The move was postponed after members of the ruling party, which has a two-thirds majority in parliament, did not attend the meeting, the Daily News Hungary reported.
Addressing the session, opposition lawmakers criticized ruling party members over their absence at the session, added the report.
Last week, Hungary said it would back Türkiye’s decision on Sweden’s bid to join NATO.
“If there is a shift (in Türkiye’s stance), then of course we will keep the promise that Hungary will not hold up any country in terms of membership,” Foreign Minister Peter Szijjarto told a news conference in Budapest.

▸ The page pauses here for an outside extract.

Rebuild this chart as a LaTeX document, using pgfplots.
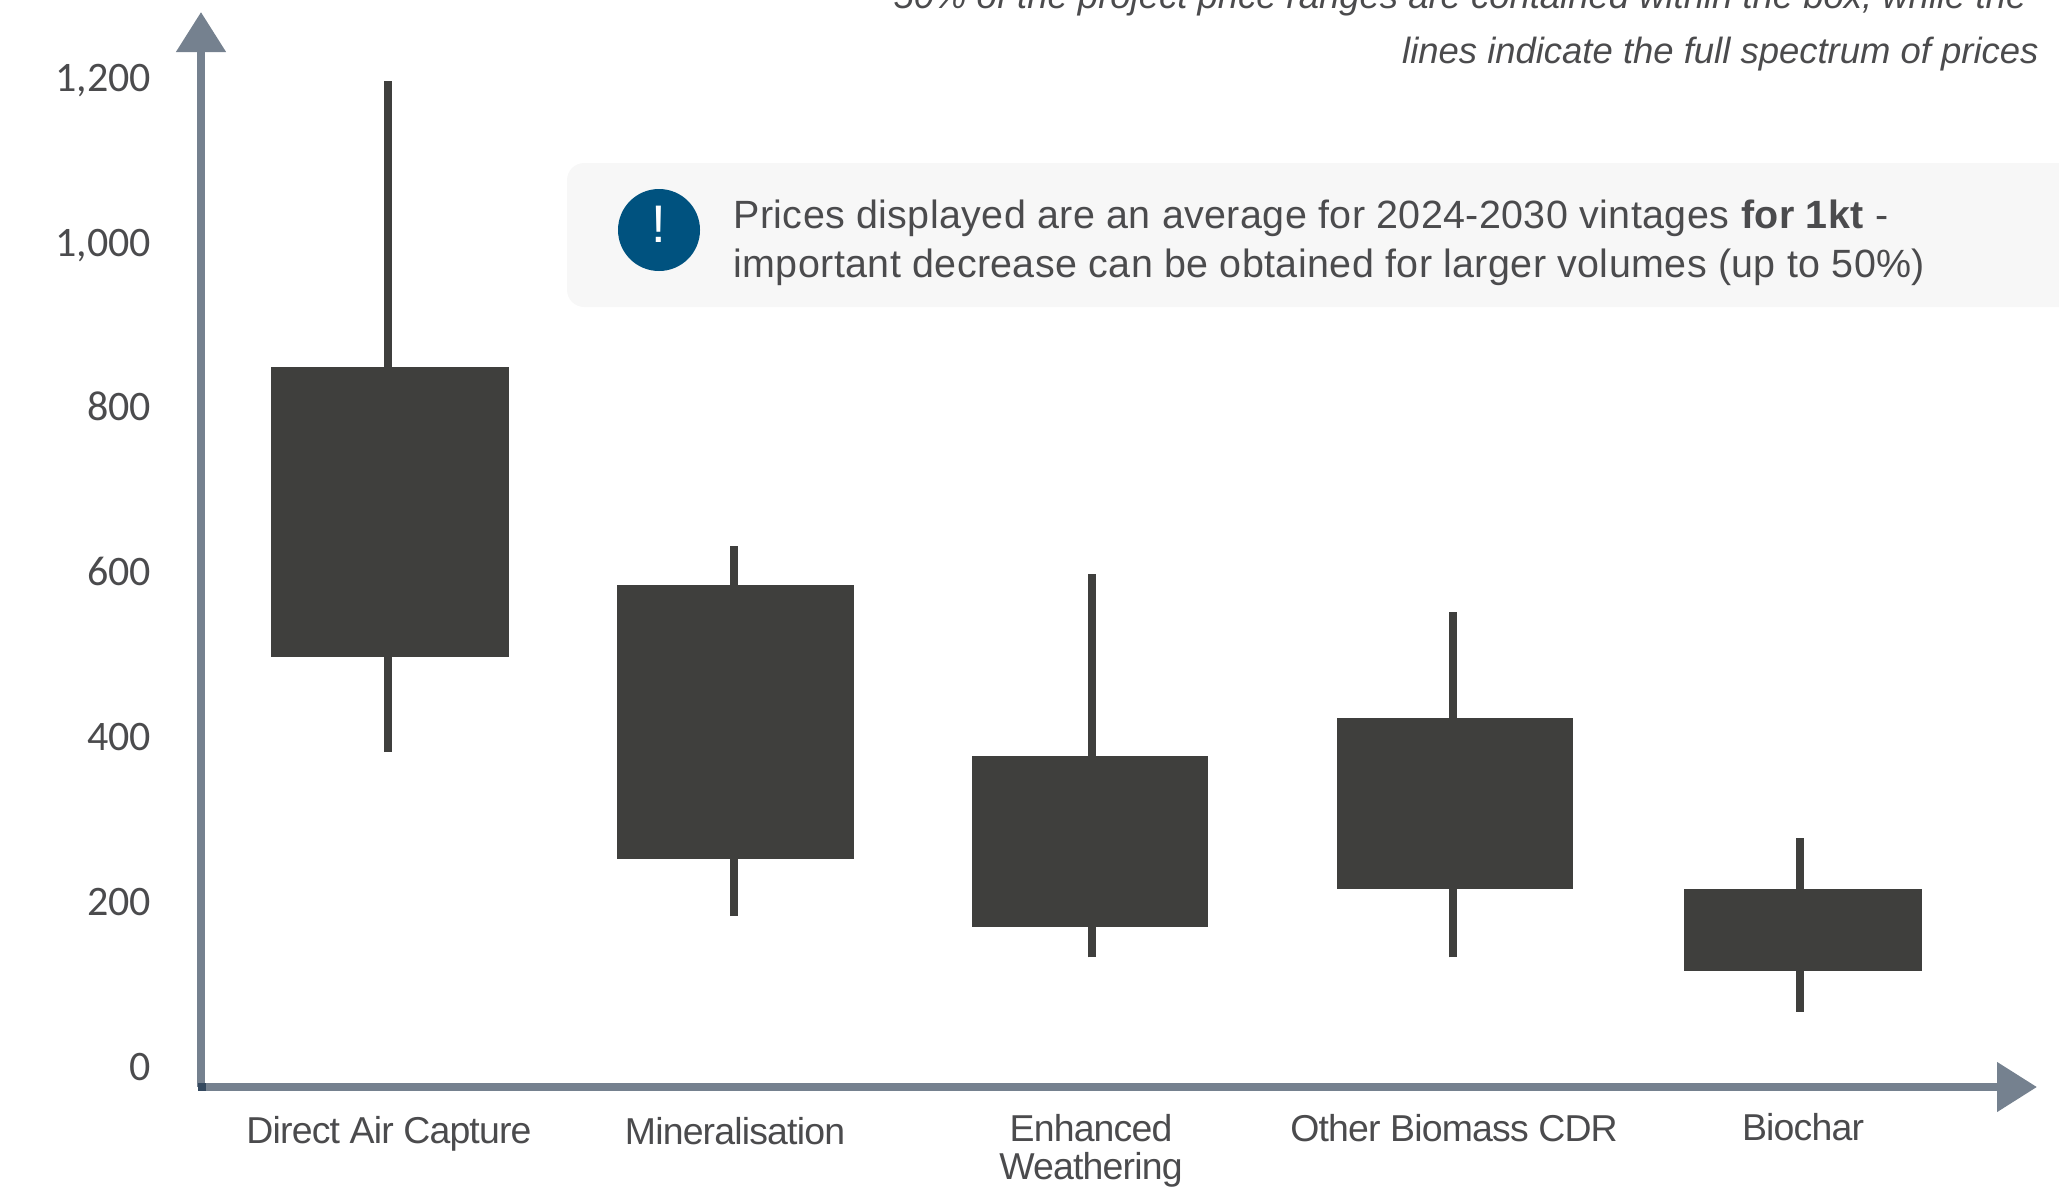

Ahead of a NATO summit in July, Turkish President Recep Tayyip Erdogan agreed to forward to parliament Sweden’s bid to join NATO following a trilateral meeting with NATO Secretary-General Jens Stoltenberg and Swedish Prime Minister Ulf Kristersson in the Lithuanian capital Vilnius.
Finland and Sweden applied for NATO membership shortly after Russia launched its war on Ukraine in February 2022.
Although Turkiye approved Finland’s membership to NATO, it is waiting for Sweden to fulfill its commitments not to provide shelter to terrorists and supporters of terrorists and not to greenlight their actions.
Following Türkiye’s move, Szijjarto said his country’s ratification of Sweden’s NATO bid is now “only a technical question.”